Jeremy explains: “It was sold new here back in 1978 as a four-cylinder 808 at Checkpoint Mazda Manukau where a local fella named Russell bought it. Turns out he only lives up the road from me, and was pretty impressed by what Colin had done with it after all these years.

“Anyway, it was on-sold and painted this current gold from the original light blue, before being swapped to Colin as a rolling body in return for a motor. Of course, it was half pulled apart by this stage and needed a bit of work.”

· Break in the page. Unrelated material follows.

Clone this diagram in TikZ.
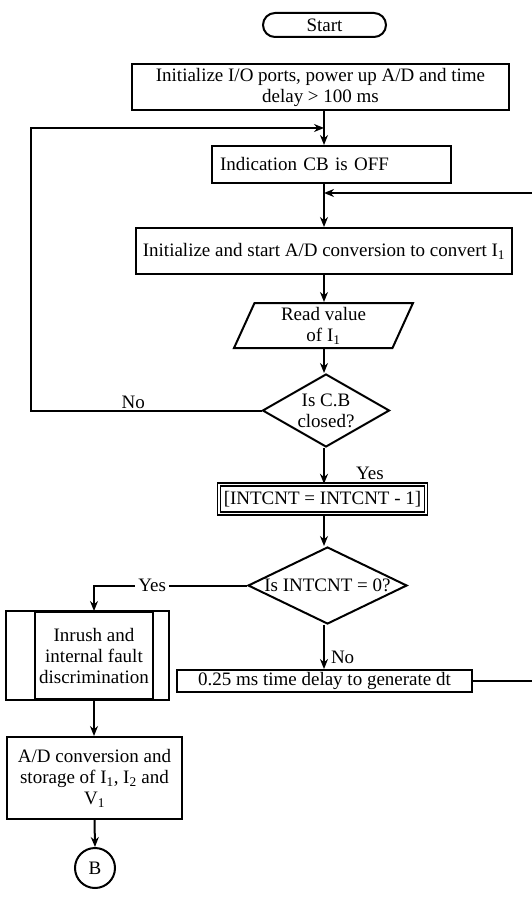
\documentclass[tikz,border=0pt]{standalone}
\usepackage{fontspec}
\setmainfont{Liberation Serif}
\usetikzlibrary{positioning, shapes.geometric, arrows.meta}

\begin{document}
\begin{tikzpicture}[x=1pt, y=-1pt,
  font=\fontsize{19}{21}\selectfont,
  line width=2pt,
  box/.style={draw, rectangle, inner sep=0pt, align=center},
  dec/.style={draw, diamond, inner sep=0pt},
  flow/.style={-{Stealth[length=10pt, width=8pt]}},
  lbl/.style={inner sep=1pt}]
\useasboundingbox (0,0) rectangle (532,901);

% main axis and loop corners
\coordinate (jn1) at (324,128);
\coordinate (jn2) at (324,193);
\coordinate (loopL) at (31,128);
\coordinate (loopR) at (533,193);

\node[box, rounded corners=12pt, minimum width=123pt, minimum height=24pt] (start) at (324.5,25) {Start};
\node[box, minimum width=377pt, minimum height=46pt] (init) at (320.5,87)
  {Initialize I/O ports, power up A/D and time\\delay > 100 ms};
\node[box, text width=223pt, inner xsep=8pt, align=left, minimum height=37pt] (cboff) at (331.5,164.5)
  {Indication CB is OFF};
\node[box, minimum width=376pt, minimum height=46pt] (adconv) at (324,251)
  {Initialize and start A/D conversion to convert I\textsubscript{1}};
\node[draw, trapezium, trapezium left angle=61, trapezium right angle=119,
  trapezium stretches body, inner sep=0pt, align=center,
  minimum width=179pt, minimum height=45pt] (readval) at (323.5,325.5)
  {Read value\\of I\textsubscript{1}};
\node[dec, minimum width=127pt, minimum height=73pt,
  label={[align=center, lbl]center:{Is C.B\\closed?}}] (closed) at (326,410.5) {};
\node[box, double, line width=1.4pt, double distance=1.8pt,
  minimum width=207pt, minimum height=29pt] (intcnt) at (322.5,499)
  {[INTCNT = INTCNT - 1]};
\node[dec, minimum width=159pt, minimum height=77pt,
  label={[lbl]center:{Is INTCNT = 0?}}] (cntzero) at (327.5,585.5) {};
\node[box, minimum width=295pt, minimum height=22pt] (delay) at (324.5,681)
  {0.25 ms time delay to generate dt};
\node[box, minimum width=118pt, minimum height=87pt] (discrim) at (94,655.5)
  {Inrush and\\internal fault\\discrimination};
\draw ([xshift=-28pt]discrim.north west) rectangle ([xshift=15pt]discrim.south east);
\node[box, minimum width=175pt, minimum height=82pt] (adstore) at (94.5,778)
  {A/D conversion and\\storage of I\textsubscript{1}, I\textsubscript{2} and\\V\textsubscript{1}};
\node[draw, circle, inner sep=0pt, minimum size=40pt] (conB) at (95,868) {B};

% main line
\draw[flow] (init.south -| jn1) -- (cboff.north -| jn1);
\draw[flow] (cboff.south -| jn1) -- (adconv.north -| jn1);
\draw[flow] (adconv.south -| jn1) -- (readval.north -| jn1);
\draw[flow] (readval.south -| jn1) -- (closed.north -| jn1);
\draw[flow] (closed.south -| jn1) -- node[lbl, pos=0.7, right=30pt] {Yes} (intcnt.north -| jn1);
\draw[flow] (intcnt.south -| jn1) -- (cntzero.north -| jn1);
\draw[flow] (cntzero.south -| jn1) -- node[lbl, pos=0.74, right=5pt] {No} (delay.north -| jn1);

% loops back
\draw[flow] (closed.west) -- node[lbl, above, pos=0.556] {No} (closed.west -| loopL) |- (jn1);
\draw[flow] (delay.east) -- (delay.east -| loopR) |- (jn2);

% left branch
\draw[flow] (cntzero.west) -- node[fill=white, inner sep=3pt, pos=0.62] {Yes}
  (cntzero.west -| discrim.north) -- (discrim.north);
\draw[flow] (discrim.south) -- (adstore.north -| discrim.south);
\draw[flow] (adstore.south) -- (conB.north);
\end{tikzpicture}
\end{document}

Colin would then become the mastermind behind what we now know the 808 to be, and it’s one of those cars that remains true to how it was originally built — a fact that Jeremy is proud of. As Jeremy tells it, Colin stripped the non-rotary nose cone and trim, and switched out pieces for the proper examples from a wrecked 10A sedan that he had gotten his hands on. He quickly set about whipping up a series of custom-made components to get it ready to light up Meremere at the infamous 4&Rotary Nats drags.

This would see an FC RX-7 13B dropped into the hole that featured large stage two port RX-7 S4 housings with opened exhaust ports and a modified S6 intake manifold to suit. However, while today you can pick up the likes of a brand-new, brand-name turbo for a couple of weeks’ wages and still have a handful of change left over, finding a suitable turbo back then was near-on impossible, and improvisat­ion was everything.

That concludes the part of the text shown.